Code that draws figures
** begin **
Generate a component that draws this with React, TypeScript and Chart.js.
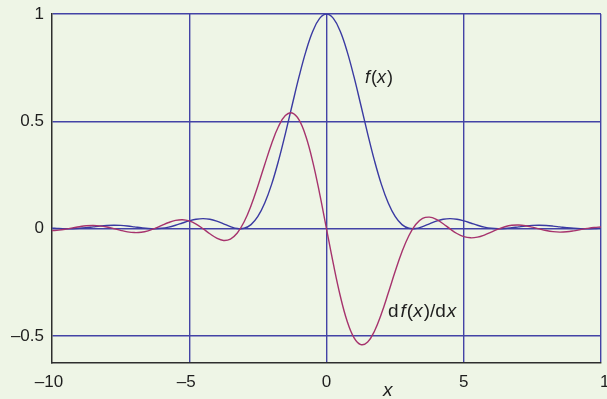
import React, { useEffect, useRef } from "react";
import { Chart, registerables } from "chart.js";

Chart.register(...registerables);

const xs = [
  -10, -9.75, -9.5, -9.25, -9, -8.75, -8.5, -8.25, -8, -7.75, -7.5, -7.25, -7, -6.75, -6.5, -6.25,
  -6, -5.75, -5.5, -5.25, -5, -4.75, -4.5, -4.25, -4, -3.75, -3.5, -3.25, -3, -2.75, -2.5, -2.25,
  -2, -1.75, -1.5, -1.25, -1, -0.75, -0.5, -0.25, 0, 0.25, 0.5, 0.75, 1, 1.25, 1.5, 1.75,
  2, 2.25, 2.5, 2.75, 3, 3.25, 3.5, 3.75, 4, 4.25, 4.5, 4.75, 5, 5.25, 5.5, 5.75,
  6, 6.25, 6.5, 6.75, 7, 7.25, 7.5, 7.75, 8, 8.25, 8.5, 8.75, 9, 9.25, 9.5, 9.75, 10,
];

const fVals = [
  0.00296, 0.00107, 0.00006, 0.00036, 0.0021, 0.00509, 0.00883, 0.01253, 0.01529, 0.01647,
  0.01564, 0.01289, 0.00881, 0.00445, 0.0011, 0.00003, 0.00217, 0.00781, 0.01646, 0.02677,
  0.03678, 0.04426, 0.04719, 0.04435, 0.0358, 0.02323, 0.01005, 0.00111, 0.00221, 0.01926,
  0.05731, 0.11958, 0.20671, 0.31616, 0.44222, 0.57637, 0.70807, 0.82601, 0.9194, 0.97934,
  1,
  0.97934, 0.9194, 0.82601, 0.70807, 0.57637, 0.44222, 0.31616, 0.20671, 0.11958, 0.05731,
  0.01926, 0.00221, 0.00111, 0.01005, 0.02323, 0.0358, 0.04435, 0.04719, 0.04426, 0.03678,
  0.02677, 0.01646, 0.00781, 0.00217, 0.00003, 0.0011, 0.00445, 0.00881, 0.01289, 0.01564,
  0.01647, 0.01529, 0.01253, 0.00883, 0.00509, 0.0021, 0.00036, 0.00006, 0.00107, 0.00296,
];

const dfVals = [
  -0.0085, -0.0061, -0.0016, 0.0041, 0.0097, 0.0139, 0.0154, 0.0135, 0.0083, 0.0008,
  -0.0074, -0.0142, -0.0177, -0.0163, -0.0096, 0.0017, 0.0156, 0.0292, 0.039, 0.0421,
  0.0365, 0.022, 0.0006, -0.0233, -0.0439, -0.0543, -0.0479, -0.0197, 0.0325, 0.1073,
  0.1993, 0.2994, 0.3959, 0.4759, 0.5269, 0.5392, 0.5068, 0.4294, 0.3117, 0.1639,
  0,
  -0.1639, -0.3117, -0.4294, -0.5068, -0.5392, -0.5269, -0.4759, -0.3959, -0.2994, -0.1993,
  -0.1073, -0.0325, 0.0197, 0.0479, 0.0543, 0.0439, 0.0233, -0.0006, -0.022, -0.0365,
  -0.0421, -0.039, -0.0292, -0.0156, -0.0017, 0.0096, 0.0163, 0.0177, 0.0142, 0.0074,
  -0.0008, -0.0083, -0.0135, -0.0154, -0.0139, -0.0097, -0.0041, 0.0016, 0.0061, 0.0085,
];

const xTicks = [-10, -5, 0, 5, 10];
const yTicks = [-0.5, 0, 0.5, 1];

const BG = "#eef5e6";
const GRID = "#4343a6";
const AXIS = "#2e2e2e";
const F_COLOR = "#3a3aa2";
const DF_COLOR = "#a6336d";
const TEXT = "#1e1e1e";
const FONT = "'Liberation Sans', Arial, sans-serif";

function fmt(v: number): string {
  const s = String(v);
  return v < 0 ? "\u2013" + s.slice(1) : s;
}

type Seg = [string, boolean, number];

function drawMixed(ctx: CanvasRenderingContext2D, segs: Seg[], x: number, y: number, size: number) {
  let cx = x;
  for (const [t, it, gap] of segs) {
    ctx.font = `${it ? "italic " : ""}${size}px ${FONT}`;
    ctx.fillText(t, cx, y);
    cx += ctx.measureText(t).width + gap;
  }
}

const labelPlugin = {
  id: "labels",
  beforeDraw(chart: any) {
    const ctx = chart.ctx;
    ctx.save();
    ctx.fillStyle = BG;
    ctx.fillRect(0, 0, chart.width, chart.height);
    ctx.restore();
  },
  afterDraw(chart: any) {
    const ctx = chart.ctx;
    const xs_ = chart.scales.x;
    ctx.save();
    ctx.fillStyle = TEXT;
    ctx.textBaseline = "alphabetic";
    // x tick labels
    ctx.font = `17px ${FONT}`;
    xTicks.forEach((v, i) => {
      const px = xs_.getPixelForValue(v);
      const last = i === xTicks.length - 1;
      ctx.textAlign = last ? "left" : "center";
      ctx.fillText(fmt(v), last ? px - 1 : px - (v < 0 ? 3 : 0), 387);
    });
    ctx.textAlign = "left";
    drawMixed(ctx, [["f", true, 1], ["(", false, 0], ["x", true, 1], [")", false, 0]], 365, 83, 18);
    drawMixed(
      ctx,
      [["d", false, 2], ["f", true, 1], ["(", false, 0], ["x", true, 1], [")/d", false, 1], ["x", true, 0]],
      388,
      317,
      19
    );
    drawMixed(ctx, [["x", true, 0]], 383, 396, 19);
    ctx.restore();
  },
};

export default function App() {
  const ref = useRef<HTMLCanvasElement | null>(null);

  useEffect(() => {
    document.body.style.margin = "0";
    document.body.style.background = BG;
    const canvas = ref.current;
    if (!canvas) return;
    const chart = new Chart(canvas, {
      type: "line",
      data: {
        datasets: [
          {
            label: "df(x)/dx",
            data: xs.map((x, i) => ({ x, y: dfVals[i] })),
            borderColor: DF_COLOR,
            borderWidth: 1.4,
            pointRadius: 0,
            tension: 0.4,
            fill: false,
          },
          {
            label: "f(x)",
            data: xs.map((x, i) => ({ x, y: fVals[i] })),
            borderColor: F_COLOR,
            borderWidth: 1.4,
            pointRadius: 0,
            tension: 0.4,
            fill: false,
          },
        ],
      },
      options: {
        animation: false,
        responsive: false,
        maintainAspectRatio: false,
        devicePixelRatio: 1,
        layout: { padding: { left: 0, top: 14, right: 6, bottom: 0 } },
        plugins: { legend: { display: false }, tooltip: { enabled: false } },
        scales: {
          x: {
            type: "linear",
            min: -10,
            max: 10,
            afterBuildTicks: (s: any) => {
              s.ticks = xTicks.map((v) => ({ value: v }));
            },
            afterFit: (s: any) => {
              s.height = 36;
              s.paddingLeft = 0;
              s.paddingRight = 0;
            },
            ticks: { display: false },
            grid: {
              drawTicks: false,
              lineWidth: 1.4,
              color: (c: any) => (c.tick && c.tick.value === -10 ? "rgba(0,0,0,0)" : GRID),
            },
            border: { display: true, color: AXIS, width: 1.5 },
          },
          y: {
            type: "linear",
            min: -0.625,
            max: 1,
            afterBuildTicks: (s: any) => {
              s.ticks = yTicks.map((v) => ({ value: v }));
            },
            afterFit: (s: any) => {
              s.width = 52;
              s.paddingTop = 0;
              s.paddingBottom = 0;
            },
            ticks: {
              color: TEXT,
              font: { family: FONT, size: 17 },
              padding: 8,
              callback: (v: any) => fmt(Number(v)),
            },
            grid: {
              drawTicks: false,
              lineWidth: 1.4,
              color: GRID,
            },
            border: { display: true, color: AXIS, width: 1.5 },
          },
        },
      },
      plugins: [labelPlugin],
    } as any);
    return () => chart.destroy();
  }, []);

  return (
    <div style={{ position: "fixed", left: 0, top: 0, width: 607, height: 399, background: BG }}>
      <canvas ref={ref} width={607} height={399} style={{ display: "block", width: 607, height: 399 }} />
    </div>
  );
}
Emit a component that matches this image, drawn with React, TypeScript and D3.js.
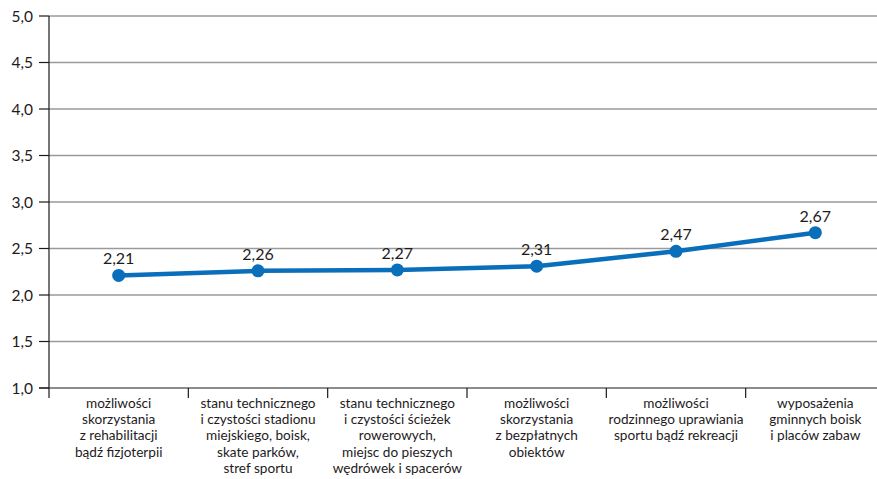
** end **
- [JOB]
Leave out the pictures. Transcribe only the lines above, from the first through the one that contains "Chart.register(...registerables);".

- [THE COMPLETED TASK]
Generate a component that draws this with React, TypeScript and Chart.js.
import React, { useEffect, useRef } from "react";
import { Chart, registerables } from "chart.js";

Chart.register(...registerables);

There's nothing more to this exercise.